THE SENECA PUMPED STORAGE PROJECT

 

In the late 1950s and early 1960s, the United States government, through the Army Corps of Engineers and over the objections of the Seneca Nation, forced the removal of Seneca families, homes, and communities off their treaty-protected lands, and built Kinzua Dam on the Allegheny River in western Pennsylvania. The federal government granted private utility companies the license to develop and produce electricity from the ironically named “Seneca” Pumped Storage Project at Kinzua Dam. The Dam and the Pumped Storage Project prevent the free flow of the river through the Seneca Nation and manipulates on a daily basis, the water over one-third of the Seneca’s Allegany Territory, or approximately 10,000 acres.

Over the last fifty years, the United States government, and the privately held power companies that have held the Seneca Pumped Storage Project license, have reaped significant benefits, financial and otherwise. The Seneca Nation and its people have borne all the burdens of this development. The 10,000 acres of the Nation’s Territory that was flooded to make way for the impoundment were the most productive subsistence and agricultural lands of the Nation’s Allegany Territory. The Seneca were forcibly relocated, and the government burned their homes, schools, and churches. Significant cultural, sacred and ceremonial sites were flooded, including a Longhouse and burial grounds.


The citizens of the Seneca Nation have suffered profound cultural, economic and environmental harms from the federal government’s unilateral taking of their homes, lands, and river to construct and operate Kinzua Dam and the Pumped Storage Project. The federal government’s actions comprise a shameful episode in American history, and have significantly harmed the Seneca Nation’s treaty rights, including its reserved water rights, to the pecuniary benefit of downstream interests, including the current licensee of the Project.


The Seneca Nation’s treaty rights, including its reserved water rights in the Allegheny River, are recognized in the 1794 Canandaigua Treaty. These treaty rights include the natural flow of the stretch of the Allegheny River within the Seneca Nation’s Territory.
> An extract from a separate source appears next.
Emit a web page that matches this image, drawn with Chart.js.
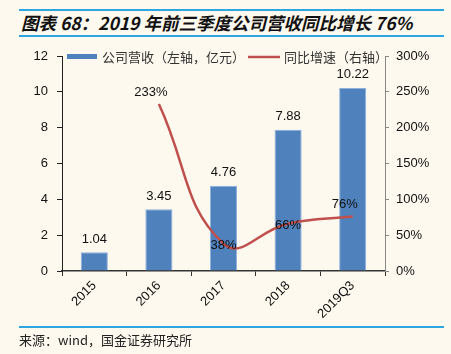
<!DOCTYPE html>
<html>
<head>
<meta charset="utf-8">
<script src="https://cdn.jsdelivr.net/npm/chart.js@4"></script>
<style>
  html, body { margin: 0; padding: 0; background: #fdf9ef; }
  #wrap { position: relative; width: 451px; height: 354px; overflow: hidden; }
  #chart { position: absolute; left: 0; top: 0; }
  .rule { position: absolute; left: 19px; width: 425px; height: 2px; background: #2ea6e2; }
  #title { position: absolute; left: 21px; top: 10px; font: italic bold 17.5px "Noto Sans CJK SC", sans-serif; color: #111; white-space: nowrap; }
  #source { position: absolute; left: 19px; top: 330px; font: 13px "Noto Sans CJK SC", sans-serif; color: #222; white-space: nowrap; }
</style>
</head>
<body>
<div id="wrap">
  <div class="rule" style="top:9px"></div>
  <div id="title">图表 68：2019 年前三季度公司营收同比增长 76%</div>
  <div class="rule" style="top:35px"></div>
  <canvas id="chart" width="451" height="354"></canvas>
  <div class="rule" style="top:326px"></div>
  <div id="source">来源：wind，国金证券研究所</div>
</div>
<script>
// -------------------------------
// DATA
// -------------------------------
const years = ["2015", "2016", "2017", "2018", "2019Q3"];
const revenue = [1.04, 3.45, 4.76, 7.88, 10.22];        // 亿元
const growth = [null, 233, 38, 66, 76];                  // %
const revenueLabel = "公司营收（左轴，亿元）";
const growthLabel = "同比增速（右轴）";
const growthLabelPlace = ["", "above", "center", "center", "above"];

const BAR = "#4f81bd";
const LINE = "#c0504d";

// -------------------------------
// LABELS + LEGEND PLUGIN
// -------------------------------
const drawExtras = {
    id: "drawExtras",
    afterDatasetsDraw(chart) {
        const ctx = chart.ctx;
        ctx.save();
        ctx.fillStyle = "#111";
        ctx.textAlign = "center";
        ctx.textBaseline = "middle";
        ctx.font = "13px 'Liberation Sans', Arial, sans-serif";

        // bar values
        chart.getDatasetMeta(0).data.forEach((bar, i) => {
            ctx.fillText(revenue[i].toFixed(2), bar.x, bar.y - 13);
        });

        // growth values
        chart.getDatasetMeta(1).data.forEach((pt, i) => {
            if (growth[i] == null) return;
            let dx = 0, dy = 2;
            if (growthLabelPlace[i] === "above") { dx = -8; dy = -12; }
            ctx.fillText(growth[i] + "%", pt.x + dx, pt.y + dy);
        });

        // legend
        const left = chart.chartArea.left;
        const top = chart.chartArea.top;
        ctx.textAlign = "left";
        ctx.font = "13px 'Noto Sans CJK SC', sans-serif";
        ctx.fillStyle = BAR;
        ctx.fillRect(left + 5, top - 2, 30, 5);
        ctx.fillStyle = "#333";
        ctx.fillText(revenueLabel, left + 40, top + 1);
        const lx = left + 186;
        ctx.strokeStyle = LINE;
        ctx.lineWidth = 2.5;
        ctx.beginPath();
        ctx.moveTo(lx, top + 1);
        ctx.lineTo(lx + 32, top + 1);
        ctx.stroke();
        ctx.fillText(growthLabel, lx + 36, top + 1);
        ctx.restore();
    }
};

// -------------------------------
// CHART
// -------------------------------
new Chart(document.getElementById("chart"), {
    type: "bar",
    data: {
        labels: years,
        datasets: [
            {
                type: "bar",
                label: revenueLabel,
                data: revenue,
                backgroundColor: BAR,
                borderColor: "#8fb0da",
                borderWidth: { left: 1, right: 1, top: 1, bottom: 0 },
                barPercentage: 0.42,
                categoryPercentage: 1,
                yAxisID: "y",
                order: 2
            },
            {
                type: "line",
                label: growthLabel,
                data: growth,
                borderColor: LINE,
                borderWidth: 2.5,
                pointRadius: 0,
                tension: 0.45,
                fill: false,
                yAxisID: "y1",
                order: 1
            }
        ]
    },
    options: {
        responsive: false,
        animation: false,
        layout: { padding: { top: 56, left: 0, right: 0, bottom: 0 } },
        plugins: { legend: { display: false }, tooltip: { enabled: false } },
        scales: {
            x: {
                afterFit: s => { s.height = 83; },
                border: { color: "#333", width: 1.5 },
                grid: { display: true, drawOnChartArea: false, tickLength: 5, color: "#333", offset: true },
                ticks: { color: "#111", font: { size: 13, family: "'Liberation Sans', Arial, sans-serif" },
                         minRotation: 45, maxRotation: 45, padding: 2 }
            },
            y: {
                position: "left",
                min: 0, max: 12,
                afterFit: s => { s.width = 62; },
                border: { color: "#222", width: 1 },
                grid: { drawOnChartArea: false, tickLength: 5, color: "#222" },
                ticks: { stepSize: 2, color: "#111", padding: 9,
                         font: { size: 13, family: "'Liberation Sans', Arial, sans-serif" } }
            },
            y1: {
                position: "right",
                min: 0, max: 300,
                afterFit: s => { s.width = 66; },
                border: { color: "#888", width: 1 },
                grid: { drawOnChartArea: false, tickLength: 4, color: "#888" },
                ticks: { stepSize: 50, color: "#111", padding: 7, callback: v => v + "%",
                         font: { size: 13, family: "'Liberation Sans', Arial, sans-serif" } }
            }
        }
    },
    plugins: [drawExtras]
});
</script>
</body>
</html>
The Nation has never conveyed any portion of its rights for the development of hydropower. The Nation has never received any compensation or share of the benefits, for the use of its rights to generate hydroelectric power. The current licensee did not obtain the rights necessary to operate the Seneca Pumped Storage Project.


On November 30, 2010, the Seneca Nation announced it has submitted its notice and application documents (Notification of Intent (NOI), the Pre-Application Document (PAD), and proposed permits) to apply for the license to operate the Seneca Pumped Storage Project (Federal Energy Regulatory Commission (FERC) Project No. 2280), pursuant to the requirements set forth by FERC in 18 C.F.R. §5.6. The current 50-year license for the Seneca Project will expire on November 30, 2015.

The Federal Power Commission (FPC) issued its first license for operation of the Seneca Pumped Storage Project on December 28, 1965, jointly to the Pennsylvania Electric Company and the Cleveland Electric Illuminating Company. Presently, the license holder is FirstEnergy Generation Corp., through a transfer approved in 2001.

The Seneca Pumped Storage Project is described as a pumped storage hydroelectric power generation facility with an authorized production capacity of 450 megawatts (MW), generating electricity with the water of the Allegheny River by making use of Kinzua Dam and its Allegheny Reservoir impoundment on the Seneca Nation Allegany Territory. The project consists of a lower reservoir (the Allegheny Reservoir on Nation lands and waters), an upper reservoir, two reversible pump-turbine generator units, one conventional turbine-generator unit, associated water intakes, conduits, and discharge facilities, a powerhouse, transmission lines, and the lands affected by the facilities.